A FINITE-ELEMENT SCHEME BASED ON THE VELOCITY CORRECTION METHOD FOR THE SOLUTION OF THE TIME-DEPENDENT INCOMPRESSIBLE NAVIER-STOKES EQUATIONS

In this paper a finite element solution for two-dimensional incompressible viscous flow is considered. The velocity correction method (explicit forward Euler) is applied for time integration. Discretization in space is carried out by the Galerkin weighted residual method. The solution is in terms of primitive variables, which are approximated by piecewise bilinear basis functions defined on isoparametric rectangular elements. The second step of the obtained algorithm is the solution of the Poisson equation derived for pressure. Emphasis is placed on the prescription of the proper boundary conditions for pressure in order to achieve the correct solution. The scheme is completed by the introduction of the balancing tensor viscosity; this makes this method stable (for the advection-dominated case) and permits us to employ a larger time increment.

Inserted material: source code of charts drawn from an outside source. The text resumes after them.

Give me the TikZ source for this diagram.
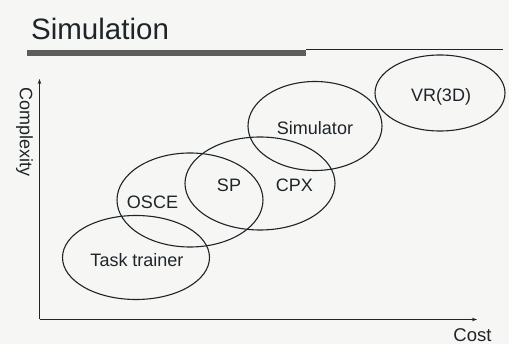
\documentclass[tikz,border=0pt]{standalone}
\usepackage{fontspec}
\setmainfont{Liberation Sans}
\usetikzlibrary{shapes.geometric,arrows.meta}
\definecolor{ink}{HTML}{1E2428}
\definecolor{paper}{HTML}{F6F7F5}
\definecolor{barfill}{HTML}{5C5E5E}
\tikzset{
  blob/.style={draw=ink, line width=1.1pt, ellipse, inner sep=0pt},
  lbl/.style={text=ink, inner sep=0pt, anchor=base, font=\fontsize{18}{18}\selectfont},
  axis/.style={draw=ink, line width=1.1pt, -{Stealth[length=5pt,width=3.5pt]}},
}
\begin{document}
\begin{tikzpicture}[x=1pt,y=-1pt]
  % page
  \fill[paper] (0,0) rectangle (509,344);
  \useasboundingbox (0,0) rectangle (509,344);

  % heading and rule
  \node[text=ink, inner sep=0pt, anchor=base west,
        font=\fontsize{29.5}{29.5}\selectfont] (title) at (31,40) {Simulation};
  \fill[barfill] (27,50) rectangle (306,56);
  \coordinate (ruleA) at (306,49);
  \coordinate (ruleB) at (503,49);
  \draw[ink, line width=0.8pt] (ruleA) -- (ruleB);

  % axes
  \coordinate (O) at (39.5,319.5);
  \coordinate (ytip) at (39.5,79);
  \coordinate (xtip) at (477,319.5);
  \draw[axis] (O) -- (ytip);
  \draw[axis] (O) -- (xtip);
  \node[text=ink, inner sep=0pt, rotate=-90, font=\fontsize{18}{18}\selectfont]
    (ylab) at (24.5,132.5) {Complexity};
  \node[lbl, font=\fontsize{18.5}{18.5}\selectfont] (xlab) at (472.5,341.5) {Cost};

  % regions
  \node[blob, minimum width=147pt, minimum height=84pt] (task) at (136,257.5) {};
  \node[blob, minimum width=146pt, minimum height=94pt] (osce) at (190,200) {};
  \node[blob, minimum width=150pt, minimum height=93pt] (cpx) at (260,183.5) {};
  \node[blob, minimum width=134pt, minimum height=89pt] (sim) at (315,126) {};
  \node[blob, minimum width=130pt, minimum height=76pt] (vr) at (440,93) {};

  % labels
  \node[lbl] (tTask) at (137,267) {Task trainer};
  \node[lbl] (tOsce) at (152.5,208.5) {OSCE};
  \node[lbl] (tSp) at (229,192) {SP};
  \node[lbl] (tCpx) at (294.5,192) {CPX};
  \node[lbl] (tSim) at (315,135) {Simulator};
  \node[lbl] (tVr) at (441,101.5) {VR(3D)};
\end{tikzpicture}
\end{document}
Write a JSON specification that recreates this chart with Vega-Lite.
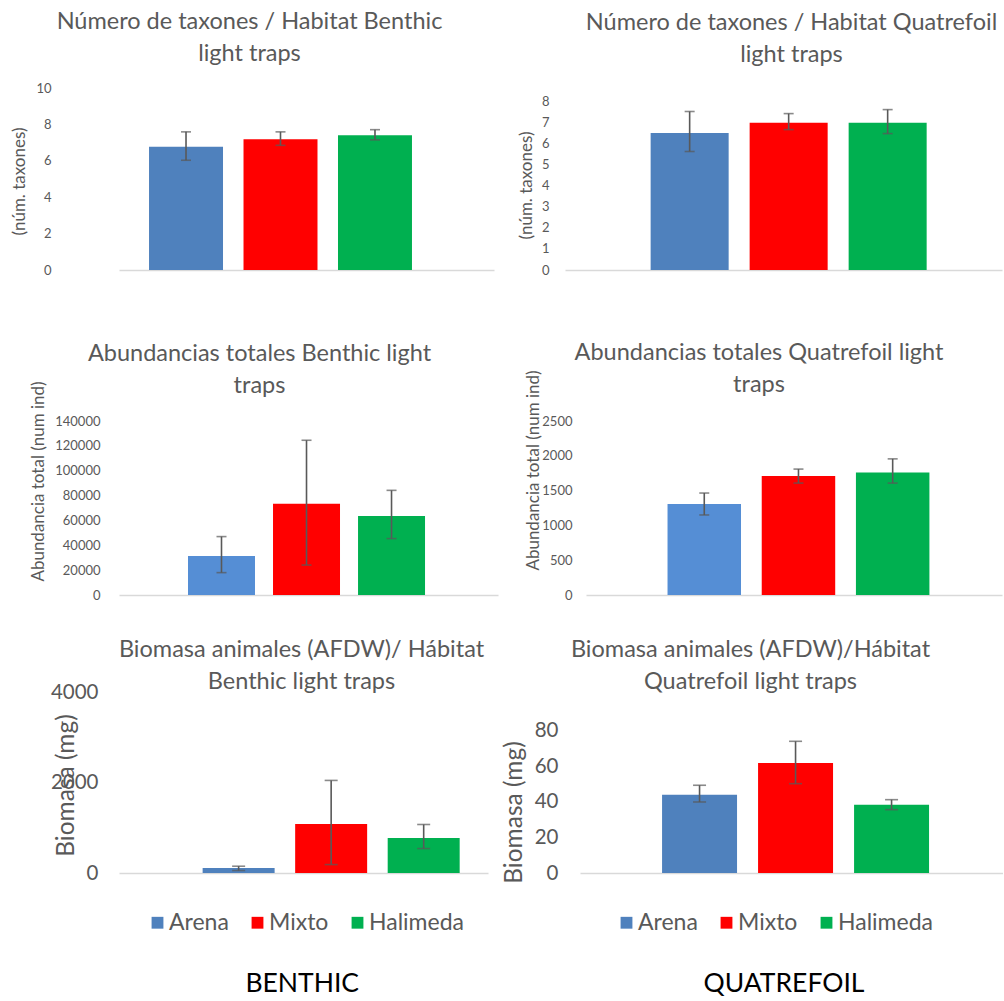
{
  "$schema": "https://vega.github.io/schema/vega-lite/v6.json",
  "padding": {"left": 10, "top": 9, "right": 0, "bottom": 0},
  "background": "white",
  "config": {
    "view": {"stroke": null},
    "font": "Lato",
    "title": {"font": "Lato", "fontSize": 23.5, "fontWeight": "normal", "color": "#595959", "lineHeight": 32, "frame": "group", "anchor": "middle"},
    "axisY": {"domain": false, "ticks": false, "grid": false, "labelOverlap": false, "labelSeparation": -60, "labelColor": "#595959", "titleColor": "#595959", "labelFont": "Lato", "titleFont": "Lato", "titleFontWeight": "normal", "titleBaseline": "middle", "titleAngle": 270},
    "axisX": {"domain": true, "domainColor": "#d9d9d9", "domainWidth": 1.5, "ticks": false, "labels": false, "grid": false},
    "legend": {"labelFont": "Lato", "labelColor": "#595959", "labelFontSize": 23, "symbolType": "square", "symbolSize": 140, "symbolStrokeWidth": 0, "columnPadding": 17, "labelOffset": 0}
  },
  "resolve": {"scale": {"color": "independent"}, "legend": {"color": "independent"}},
  "spacing": 35,
  "vconcat": [
    {
      "resolve": {"scale": {"color": "independent"}, "legend": {"color": "independent"}},
      "spacing": 64,
      "vconcat": [
        {
          "resolve": {"scale": {"color": "independent"}, "legend": {"color": "independent"}},
          "spacing": 23,
          "hconcat": [
            {
              "width": 375, "height": 182,
              "title": {"text": ["Número de taxones / Habitat Benthic", "light traps"], "dx": -57, "offset": 17},
              "data": {"values": [
                {"grupo": "Arena", "valor": 6.77, "lo": 6.03, "hi": 7.59},
                {"grupo": "Mixto", "valor": 7.18, "lo": 6.85, "hi": 7.59},
                {"grupo": "Halimeda", "valor": 7.40, "lo": 7.15, "hi": 7.71}
              ]},
              "encoding": {
                "x": {"field": "grupo", "type": "nominal", "title": null, "scale": {"domain": ["Arena", "Mixto", "Halimeda"], "paddingInner": 0.217, "paddingOuter": 0.593, "align": 0.268, "round": false}}
              },
              "resolve": {"axis": {"y": "independent"}},
              "layer": [
                {"mark": {"type": "bar"}, "encoding": {
                  "y": {"field": "valor", "type": "quantitative", "scale": {"domain": [0, 10], "nice": false}, "axis": {"title": "(núm. taxones)", "values": [0, 2, 4, 6, 8, 10], "labelOverlap": false, "labelSeparation": -60, "labelFontSize": 13, "labelPadding": 68, "titleFontSize": 17, "titleX": -100, "titleY": 93}},
                  "color": {"field": "grupo", "type": "nominal", "scale": {"domain": ["Arena", "Mixto", "Halimeda"], "range": ["#4f81bd", "#ff0000", "#00b050"]}, "legend": null}}},
                {"mark": {"type": "rule", "color": "#595959", "strokeWidth": 1.6}, "encoding": {"y": {"field": "lo", "type": "quantitative", "axis": null}, "y2": {"field": "hi"}}},
                {"mark": {"type": "tick", "color": "#595959", "thickness": 1.6, "size": 10}, "encoding": {"y": {"field": "lo", "type": "quantitative", "axis": null}}},
                {"mark": {"type": "tick", "color": "#595959", "thickness": 1.6, "size": 10}, "encoding": {"y": {"field": "hi", "type": "quantitative", "axis": null}}}
              ]
            },
            {
              "width": 437, "height": 182,
              "title": {"text": ["Número de taxones / Habitat Quatrefoil", "light traps"], "dx": 8, "offset": 22},
              "data": {"values": [
                {"grupo": "Arena", "valor": 6.51, "lo": 5.63, "hi": 7.53},
                {"grupo": "Mixto", "valor": 6.99, "lo": 6.67, "hi": 7.43},
                {"grupo": "Halimeda", "valor": 6.99, "lo": 6.48, "hi": 7.62}
              ]},
              "encoding": {
                "x": {"field": "grupo", "type": "nominal", "title": null, "scale": {"domain": ["Arena", "Mixto", "Halimeda"], "paddingInner": 0.212, "paddingOuter": 0.813, "align": 0.532, "round": false}}
              },
              "resolve": {"axis": {"y": "independent"}},
              "layer": [
                {"mark": {"type": "bar"}, "encoding": {
                  "y": {"field": "valor", "type": "quantitative", "scale": {"domain": [0, 8.646], "nice": false}, "axis": {"title": "(núm. taxones)", "values": [0, 1, 2, 3, 4, 5, 6, 7, 8], "labelOverlap": false, "labelSeparation": -60, "labelFontSize": 13, "labelPadding": 16, "titleFontSize": 17, "titleX": -39, "titleY": 97}},
                  "color": {"field": "grupo", "type": "nominal", "scale": {"domain": ["Arena", "Mixto", "Halimeda"], "range": ["#4f81bd", "#ff0000", "#00b050"]}, "legend": null}}},
                {"mark": {"type": "rule", "color": "#595959", "strokeWidth": 1.6}, "encoding": {"y": {"field": "lo", "type": "quantitative", "axis": null}, "y2": {"field": "hi"}}},
                {"mark": {"type": "tick", "color": "#595959", "thickness": 1.6, "size": 10}, "encoding": {"y": {"field": "lo", "type": "quantitative", "axis": null}}},
                {"mark": {"type": "tick", "color": "#595959", "thickness": 1.6, "size": 10}, "encoding": {"y": {"field": "hi", "type": "quantitative", "axis": null}}}
              ]
            }
          ]
        },
        {
          "resolve": {"scale": {"color": "independent"}, "legend": {"color": "independent"}},
          "spacing": 25,
          "hconcat": [
            {
              "width": 379, "height": 174,
              "title": {"text": ["Abundancias totales Benthic light", "traps"], "dx": -49, "offset": -19},
              "data": {"values": [
                {"grupo": "Arena", "valor": 31400, "lo": 18000, "hi": 47000},
                {"grupo": "Mixto", "valor": 73500, "lo": 24100, "hi": 124500},
                {"grupo": "Halimeda", "valor": 63600, "lo": 45400, "hi": 84200}
              ]},
              "encoding": {
                "x": {"field": "grupo", "type": "nominal", "title": null, "scale": {"domain": ["Arena", "Mixto", "Halimeda"], "paddingInner": 0.212, "paddingOuter": 0.835, "align": 0.486, "round": false}}
              },
              "resolve": {"axis": {"y": "independent"}},
              "layer": [
                {"mark": {"type": "bar"}, "encoding": {
                  "y": {"field": "valor", "type": "quantitative", "scale": {"domain": [0, 140000], "nice": false}, "axis": {"title": "Abundancia total  (num ind)", "values": [0, 20000, 40000, 60000, 80000, 100000, 120000, 140000], "format": "d", "labelOverlap": false, "labelSeparation": -60, "labelFontSize": 13, "labelPadding": 19, "titleFontSize": 17, "titleX": -81, "titleY": 60}},
                  "color": {"field": "grupo", "type": "nominal", "scale": {"domain": ["Arena", "Mixto", "Halimeda"], "range": ["#558ed5", "#ff0000", "#00b050"]}, "legend": null}}},
                {"mark": {"type": "rule", "color": "#595959", "strokeWidth": 1.6}, "encoding": {"y": {"field": "lo", "type": "quantitative", "axis": null}, "y2": {"field": "hi"}}},
                {"mark": {"type": "tick", "color": "#595959", "thickness": 1.6, "size": 10}, "encoding": {"y": {"field": "lo", "type": "quantitative", "axis": null}}},
                {"mark": {"type": "tick", "color": "#595959", "thickness": 1.6, "size": 10}, "encoding": {"y": {"field": "hi", "type": "quantitative", "axis": null}}}
              ]
            },
            {
              "width": 416, "height": 174,
              "title": {"text": ["Abundancias totales Quatrefoil light", "traps"], "dx": -35, "offset": -29},
              "data": {"values": [
                {"grupo": "Arena", "valor": 1308, "lo": 1150, "hi": 1465},
                {"grupo": "Mixto", "valor": 1708, "lo": 1608, "hi": 1809},
                {"grupo": "Halimeda", "valor": 1760, "lo": 1608, "hi": 1956}
              ]},
              "encoding": {
                "x": {"field": "grupo", "type": "nominal", "title": null, "scale": {"domain": ["Arena", "Mixto", "Halimeda"], "paddingInner": 0.22, "paddingOuter": 0.818, "align": 0.529, "round": false}}
              },
              "resolve": {"axis": {"y": "independent"}},
              "layer": [
                {"mark": {"type": "bar"}, "encoding": {
                  "y": {"field": "valor", "type": "quantitative", "scale": {"domain": [0, 2500], "nice": false}, "axis": {"title": "Abundancia total  (num ind)", "values": [0, 500, 1000, 1500, 2000, 2500], "format": "d", "labelOverlap": false, "labelSeparation": -60, "labelFontSize": 13, "labelPadding": 14, "titleFontSize": 17, "titleX": -53, "titleY": 49}},
                  "color": {"field": "grupo", "type": "nominal", "scale": {"domain": ["Arena", "Mixto", "Halimeda"], "range": ["#558ed5", "#ff0000", "#00b050"]}, "legend": null}}},
                {"mark": {"type": "rule", "color": "#595959", "strokeWidth": 1.6}, "encoding": {"y": {"field": "lo", "type": "quantitative", "axis": null}, "y2": {"field": "hi"}}},
                {"mark": {"type": "tick", "color": "#595959", "thickness": 1.6, "size": 10}, "encoding": {"y": {"field": "lo", "type": "quantitative", "axis": null}}},
                {"mark": {"type": "tick", "color": "#595959", "thickness": 1.6, "size": 10}, "encoding": {"y": {"field": "hi", "type": "quantitative", "axis": null}}}
              ]
            }
          ]
        }
      ]
    },
    {
      "resolve": {"scale": {"color": "independent"}, "legend": {"color": "independent"}},
      "spacing": 13,
      "hconcat": [
        {
          "title": {"text": "BENTHIC", "orient": "bottom", "fontSize": 26.5, "color": "#000000", "offset": 36, "dx": 33, "anchor": "middle", "frame": "bounds"},
          "resolve": {"scale": {"color": "independent"}, "legend": {"color": "independent"}},
          "vconcat": [
            {
              "width": 369, "height": 181,
              "title": {"text": ["Biomasa animales (AFDW)/ Hábitat", "Benthic light traps"], "dx": -2, "offset": -11},
              "data": {"values": [
                {"grupo": "Arena", "valor": 112, "lo": 55, "hi": 150},
                {"grupo": "Mixto", "valor": 1085, "lo": 186, "hi": 2046},
                {"grupo": "Halimeda", "valor": 775, "lo": 540, "hi": 1072}
              ]},
              "encoding": {
                "x": {"field": "grupo", "type": "nominal", "title": null, "scale": {"domain": ["Arena", "Mixto", "Halimeda"], "paddingInner": 0.222, "paddingOuter": 0.605, "align": 0.747, "round": false}}
              },
              "resolve": {"axis": {"y": "independent"}},
              "layer": [
                {"mark": {"type": "bar"}, "encoding": {
                  "y": {"field": "valor", "type": "quantitative", "scale": {"domain": [0, 4000], "nice": false}, "axis": {"title": "Biomasa (mg)", "values": [0, 2000, 4000], "format": "d", "labelOverlap": false, "labelSeparation": -60, "labelFontSize": 20.5, "labelPadding": 21, "titleFontSize": 24.5, "titleX": -53, "titleY": 93}},
                  "color": {"field": "grupo", "type": "nominal", "scale": {"domain": ["Arena", "Mixto", "Halimeda"], "range": ["#4f81bd", "#ff0000", "#00b050"]}, "legend": {"orient": "none", "direction": "horizontal", "title": null, "legendX": 27, "legendY": 219}}}},
                {"mark": {"type": "rule", "color": "#595959", "strokeWidth": 1.6}, "encoding": {"y": {"field": "lo", "type": "quantitative", "axis": null}, "y2": {"field": "hi"}}},
                {"mark": {"type": "tick", "color": "#595959", "thickness": 1.6, "size": 13}, "encoding": {"y": {"field": "lo", "type": "quantitative", "axis": null}}},
                {"mark": {"type": "tick", "color": "#595959", "thickness": 1.6, "size": 13}, "encoding": {"y": {"field": "hi", "type": "quantitative", "axis": null}}}
              ]
            }
          ]
        },
        {
          "title": {"text": "QUATREFOIL", "orient": "bottom", "fontSize": 26.5, "color": "#000000", "offset": 36, "dx": 32, "anchor": "middle", "frame": "bounds"},
          "resolve": {"scale": {"color": "independent"}, "legend": {"color": "independent"}},
          "vconcat": [
            {
              "width": 423, "height": 181,
              "title": {"text": ["Biomasa animales (AFDW)/Hábitat", "Quatrefoil light traps"], "dx": -41, "offset": -1},
              "data": {"values": [
                {"grupo": "Arena", "valor": 44.0, "lo": 39.9, "hi": 49.3},
                {"grupo": "Mixto", "valor": 61.8, "lo": 50.2, "hi": 74.0},
                {"grupo": "Halimeda", "valor": 38.4, "lo": 35.6, "hi": 41.2}
              ]},
              "encoding": {
                "x": {"field": "grupo", "type": "nominal", "title": null, "scale": {"domain": ["Arena", "Mixto", "Halimeda"], "paddingInner": 0.219, "paddingOuter": 0.8125, "align": 0.526, "round": false}}
              },
              "resolve": {"axis": {"y": "independent"}},
              "layer": [
                {"mark": {"type": "bar"}, "encoding": {
                  "y": {"field": "valor", "type": "quantitative", "scale": {"domain": [0, 101.7], "nice": false}, "axis": {"title": "Biomasa (mg)", "values": [0, 20, 40, 60, 80], "labelOverlap": false, "labelSeparation": -60, "labelFontSize": 20.5, "labelPadding": 22, "titleFontSize": 24.5, "titleX": -66, "titleY": 120}},
                  "color": {"field": "grupo", "type": "nominal", "scale": {"domain": ["Arena", "Mixto", "Halimeda"], "range": ["#4f81bd", "#ff0000", "#00b050"]}, "legend": {"orient": "none", "direction": "horizontal", "title": null, "legendX": 35, "legendY": 219}}}},
                {"mark": {"type": "rule", "color": "#595959", "strokeWidth": 1.6}, "encoding": {"y": {"field": "lo", "type": "quantitative", "axis": null}, "y2": {"field": "hi"}}},
                {"mark": {"type": "tick", "color": "#595959", "thickness": 1.6, "size": 13}, "encoding": {"y": {"field": "lo", "type": "quantitative", "axis": null}}},
                {"mark": {"type": "tick", "color": "#595959", "thickness": 1.6, "size": 13}, "encoding": {"y": {"field": "hi", "type": "quantitative", "axis": null}}}
              ]
            }
          ]
        }
      ]
    }
  ]
}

Two types of example are presented in order to demonstrate the performance of the developed scheme. In the first case all normal velocity components on the boundary are specified (e.g. lid-driven cavity flow). In the second type of example the normal derivative of velocity is applied over a portion of the boundary (e.g. flow through sudden expansion). The application of the described method to non-isothermal flows (forced convection) is also included.